I bookmarked the discussion of this particular midrash this past Shabbat as I finished up If All the Seas Were Ink by Ilana Kurshan. It felt so powerful to me, the discussion of how all that we have is merely on loan from HaShem.
Even further is a discussion in the sixth chapter of Berachot over the blessings over foods. At once it attempts to reconcile the fact that "the heavens are the Lord's and the fullness thereof, the earth and its inhabitants" (Psalms 24:1) and that "the heavens belong to God and the earth was given to men" (Psalms 115:16). While later Rabbi Hanina bar Papa says, "All who benefit from this world without first staying blessing are as if they are stealing from the Holy One Blessed Be He" (35b).
The reconciliation for this, Rabbi Levi explains, is that everything in the world belongs to HaShem, but the moment we make a blessing, it's on loan to us.
This discussion was so powerful to me, so potent because I struggle intensely with making berachot. One of the things that drew me to Judaism was the level of 100-percent consciousness that is required of the Torah-observant Jew.

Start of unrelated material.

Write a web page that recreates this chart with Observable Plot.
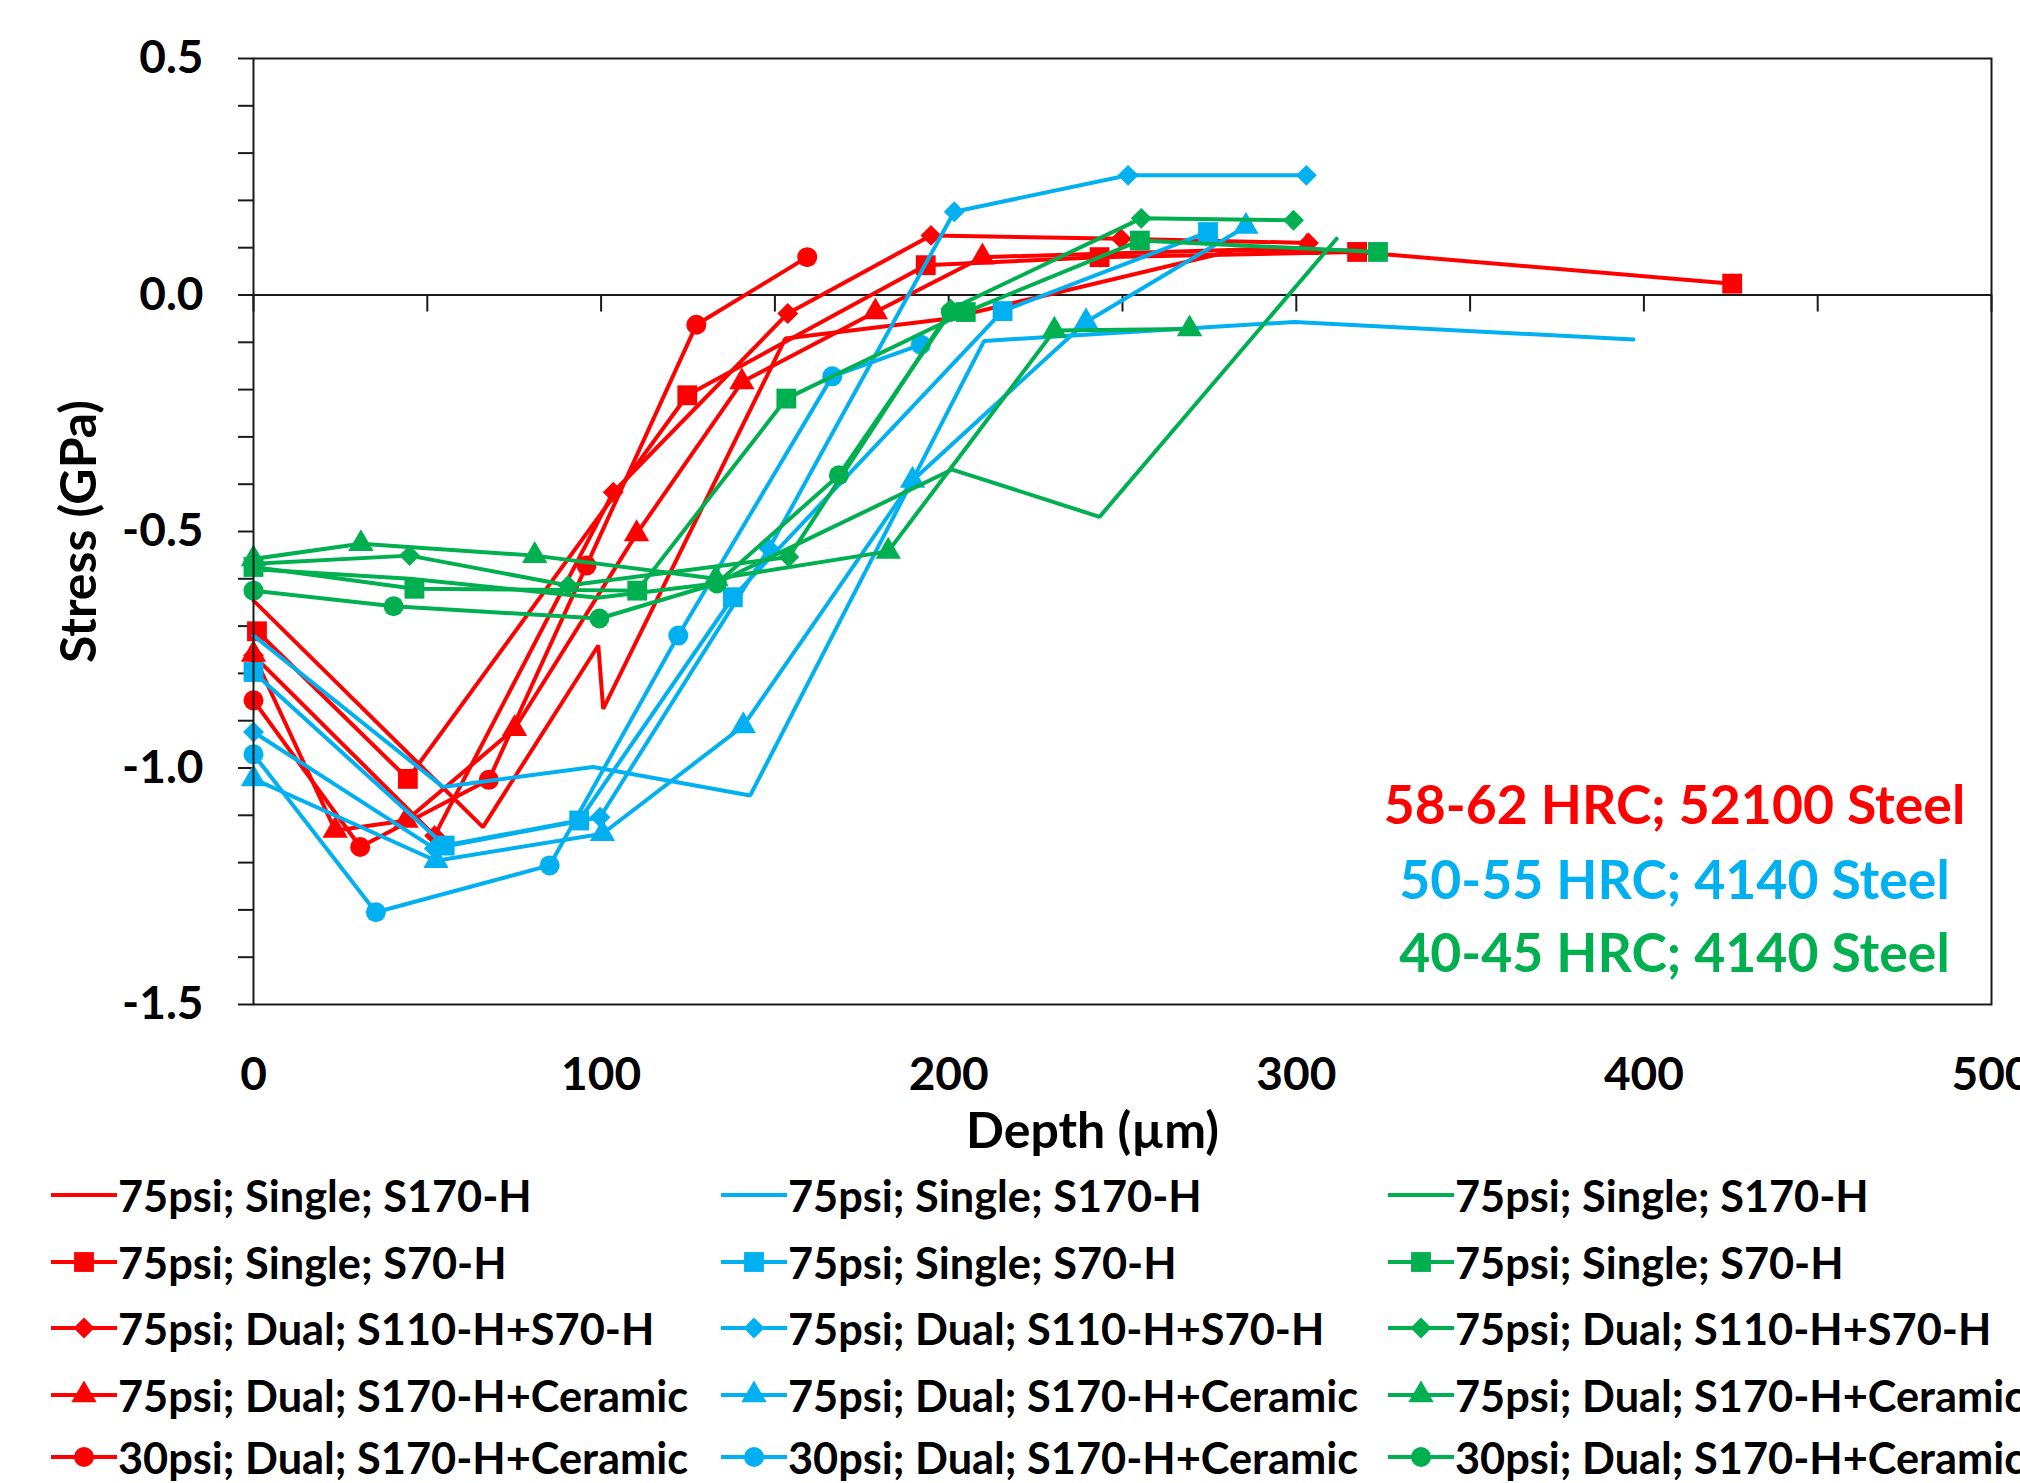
<!DOCTYPE html>
<html><head><meta charset="utf-8">
<script src="https://cdn.jsdelivr.net/npm/d3@7"></script>
<script src="https://cdn.jsdelivr.net/npm/@observablehq/plot@0.6"></script>
<style>
body{margin:0;background:#fff;width:2020px;height:1483px;overflow:hidden;font-family:Lato,sans-serif;font-weight:700}
#chart svg{font-family:Lato,sans-serif !important;font-weight:700}
#legend{position:relative;height:318px;width:2020px;overflow:hidden}
.item{position:absolute;display:flex;align-items:center;height:60px;font-size:43.3px;white-space:nowrap;color:#000}
.item svg{flex:none}
</style></head><body><div id="chart"></div><div id="legend"></div>
<script>
// ---- data: [depth (µm), stress (GPa)] ----
// 58-62 HRC; 52100 Steel (red)
const redSingle  = [[0,-0.646],[66,-1.125],[99.2,-0.741],[100.6,-0.875],[153,-0.092],[199.7,-0.05],[282,0.094],[318,0.094]];
const redS70     = [[1,-0.711],[44.4,-1.023],[124.8,-0.212],[193.4,0.063],[243.4,0.080],[317.5,0.091],[425.4,0.024]];
const redDual110 = [[0,-0.762],[52.1,-1.143],[103.5,-0.417],[153.7,-0.039],[194.9,0.126],[249.6,0.119],[303.5,0.110]];
const redDual170 = [[0,-0.76],[23.5,-1.132],[43.9,-1.111],[75.1,-0.917],[110.2,-0.505],[140.5,-0.184],[178.9,-0.036],[209.7,0.080],[303,0.10]];
const redCirc30  = [[0,-0.857],[30.7,-1.167],[67.7,-1.025],[95.8,-0.572],[127.4,-0.063],[159.3,0.080]];
// 50-55 HRC; 4140 Steel (blue)
const blueSingle  = [[0,-0.72],[54.5,-1.04],[97.7,-0.998],[142.9,-1.058],[210.2,-0.097],[299.5,-0.057],[397,-0.094]];
const blueS70     = [[0,-0.797],[55,-1.164],[93.7,-1.111],[137.9,-0.639],[215.5,-0.034],[274.6,0.133]];
const blueDual110 = [[0,-0.924],[52,-1.17],[99.7,-1.104],[148.3,-0.536],[201.6,0.176],[251.6,0.253],[302.9,0.253]];
const blueDual170 = [[0,-1.023],[52.5,-1.196],[100.4,-1.139],[140.9,-0.911],[189.6,-0.392],[239.5,-0.057],[285.5,0.145]];
const blueCirc30  = [[0,-0.971],[35.2,-1.305],[85.2,-1.206],[122.2,-0.720],[166.5,-0.172],[192,-0.105]];
// 40-45 HRC; 4140 Steel (green)
const greenSingle  = [[0,-0.58],[45,-0.6],[99,-0.64],[133,-0.61],[201,-0.369],[243.4,-0.469],[311.6,0.119]];
const greenS70     = [[0,-0.575],[46.3,-0.621],[110.4,-0.625],[153.3,-0.219],[204.9,-0.036],[255,0.115],[323.5,0.091]];
const greenDual110 = [[0,-0.568],[44.9,-0.551],[90.5,-0.614],[154,-0.554],[200.6,-0.03],[255.4,0.162],[299.2,0.158]];
const greenDual170 = [[0,-0.558],[30.9,-0.526],[80.9,-0.551],[133,-0.6],[182.6,-0.542],[230.4,-0.075],[269.3,-0.072]];
const greenCirc30  = [[0,-0.625],[40.3,-0.658],[99.5,-0.684],[133.3,-0.610],[168.4,-0.381],[200.6,-0.036]];

const seriesLabels = ["75psi; Single; S170-H","75psi; Single; S70-H","75psi; Dual; S110-H+S70-H","75psi; Dual; S170-H+Ceramic","30psi; Dual; S170-H+Ceramic"];
const groupLabels = ["58-62 HRC; 52100 Steel","50-55 HRC; 4140 Steel","40-45 HRC; 4140 Steel"];
const yTicks = d3.range(-15, 6).map(i => i / 10);
const xMinorTicks = d3.range(0, 501, 50);
const xLabelTicks = d3.range(0, 501, 100);

// ---- styling ----
const colors = ["#FF0000", "#00B0F0", "#00B050"];
const symbols = [null, "square", "diamond2", "triangle", "circle"];
const radii = [0, 11.2, 9.4, 9.4, 10];
const d3sym = {square: d3.symbolSquare, diamond2: d3.symbolDiamond2, triangle: d3.symbolTriangle, circle: d3.symbolCircle};
const groups = [
  [redSingle, redS70, redDual110, redDual170, redCirc30],
  [blueSingle, blueS70, blueDual110, blueDual170, blueCirc30],
  [greenSingle, greenS70, greenDual110, greenDual170, greenCirc30]
];
const axisColor = "#1a1a1a";

const marks = [];
groups.forEach((g, gi) => g.forEach((pts, si) => {
  marks.push(Plot.line(pts, {x: d => d[0], y: d => d[1], stroke: colors[gi], strokeWidth: 4, strokeLinejoin: "miter"}));
  if (symbols[si]) marks.push(Plot.dot(pts, {x: d => d[0], y: d => d[1], symbol: symbols[si], r: radii[si], fill: colors[gi], stroke: "none"}));
}));

const chart = Plot.plot({
  width: 2020, height: 1165,
  marginLeft: 253, marginRight: 29, marginTop: 58, marginBottom: 161,
  x: {domain: [0, 500]},
  y: {domain: [-1.5, 0.5]},
  marks: [
    Plot.ruleY([0], {stroke: axisColor, strokeWidth: 2}),
    Plot.ruleX(xMinorTicks, {x: d => d, y1: 0, y2: -0.036, stroke: axisColor, strokeWidth: 2}),
    Plot.axisY({ticks: yTicks, tickSize: 15, tickPadding: 35, strokeWidth: 2, stroke: axisColor, fontSize: 46, label: null,
      tickFormat: d => (Math.round(d * 10) % 5 === 0 ? d.toFixed(1) : "")}),
    Plot.axisX({ticks: xLabelTicks, tickSize: 0, tickPadding: 53, fontSize: 46, label: null}),
    ...marks,
    Plot.frame({stroke: axisColor, strokeWidth: 2}),
    Plot.text(["Depth (µm)"], {text: d => d, frameAnchor: "bottom", textAnchor: "middle", dy: 143, dx: -30, fontSize: 50, fontWeight: 700}),
    Plot.text(["Stress (GPa)"], {text: d => d, frameAnchor: "left", textAnchor: "middle", rotate: -90, dx: -174, fontSize: 50, fontWeight: 700}),
    Plot.text([groupLabels[0]], {text: d => d, frameAnchor: "bottom-right", textAnchor: "middle", dx: -317, dy: -181, fontSize: 53.5, fontWeight: 700, fill: colors[0]}),
    Plot.text([groupLabels[1]], {text: d => d, frameAnchor: "bottom-right", textAnchor: "middle", dx: -317, dy: -106, fontSize: 53.5, fontWeight: 700, fill: colors[1]}),
    Plot.text([groupLabels[2]], {text: d => d, frameAnchor: "bottom-right", textAnchor: "middle", dx: -317, dy: -33, fontSize: 53.5, fontWeight: 700, fill: colors[2]})
  ]
});
document.getElementById("chart").appendChild(chart);

// ---- legend ----
const legend = d3.select("#legend");
const colLeft = [51, 721, 1388];
const rowTop = [0, 67, 133, 200, 262];
colors.forEach((c, gi) => seriesLabels.forEach((lab, si) => {
  const item = legend.append("div").attr("class", "item")
    .style("left", colLeft[gi] + "px").style("top", rowTop[si] + "px");
  const sw = item.append("svg").attr("width", 67).attr("height", 40);
  sw.append("line").attr("x1", 0).attr("x2", 66).attr("y1", 20).attr("y2", 20).attr("stroke", c).attr("stroke-width", 4);
  if (symbols[si]) {
    sw.append("path").attr("transform", "translate(33,20)")
      .attr("d", d3.symbol(d3sym[symbols[si]], Math.PI * radii[si] * radii[si])()).attr("fill", c);
  }
  item.append("span").text(lab);
}));
</script></body></html>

So I marked this page, it made so real the idea that all that we have is on loan from HaShem, we only need make a bracha, a blessing, in order to take pleasure of it, to enjoy it, to truly be able to cherish something -- or someone.
And then, this morning, I awoke exhausted after going to bed around 1:30 a.m., turned on my phone, and started looking through my news feed. The first thing I saw? A distant friend, someone who helped me greatly when I made aliyah, someone who was a Lion of Zion, someone who would lay his life down for any person who was on the right side of history ... had been murdered, viciously, by a Palestinian terrorist at the very place I used to go to buy groceries or get a coffee many times every week. My immediate reaction was that I had to be mistaken. Ari, Ari who basically spends 24/7 -- or spent -- at that place in Gush Etzion speaking with soldiers and providing them with chizuk and food and other special gifts from his fundraising -- couldn't have been murdered. He was a soldier. He knew that place inside and out. And yet, there he was. There was the video. The video of him being stabbed by a vicious animal -- not a human, not anyone I would remotely call a human -- and then chasing after him, poised, shooting at the savage, and then collapsing backwards.
There's something about watching a friend, someone you know, someone who you watch regularly from a distance be murdered ... that just crushes every possible understanding and love you have for life. For Israel.
And then, as the day went on, and I fought between anger and tears and confusion and the question, "Could I ever take children back to that place?" And then I thought about what I'd bookmarked on Shabbat. About how this life is just on loan from HaShem, and we have to be grateful and send out as many blessings as we can every moment of every day to keep these lives and all that are part of them on loan. For it's all we have.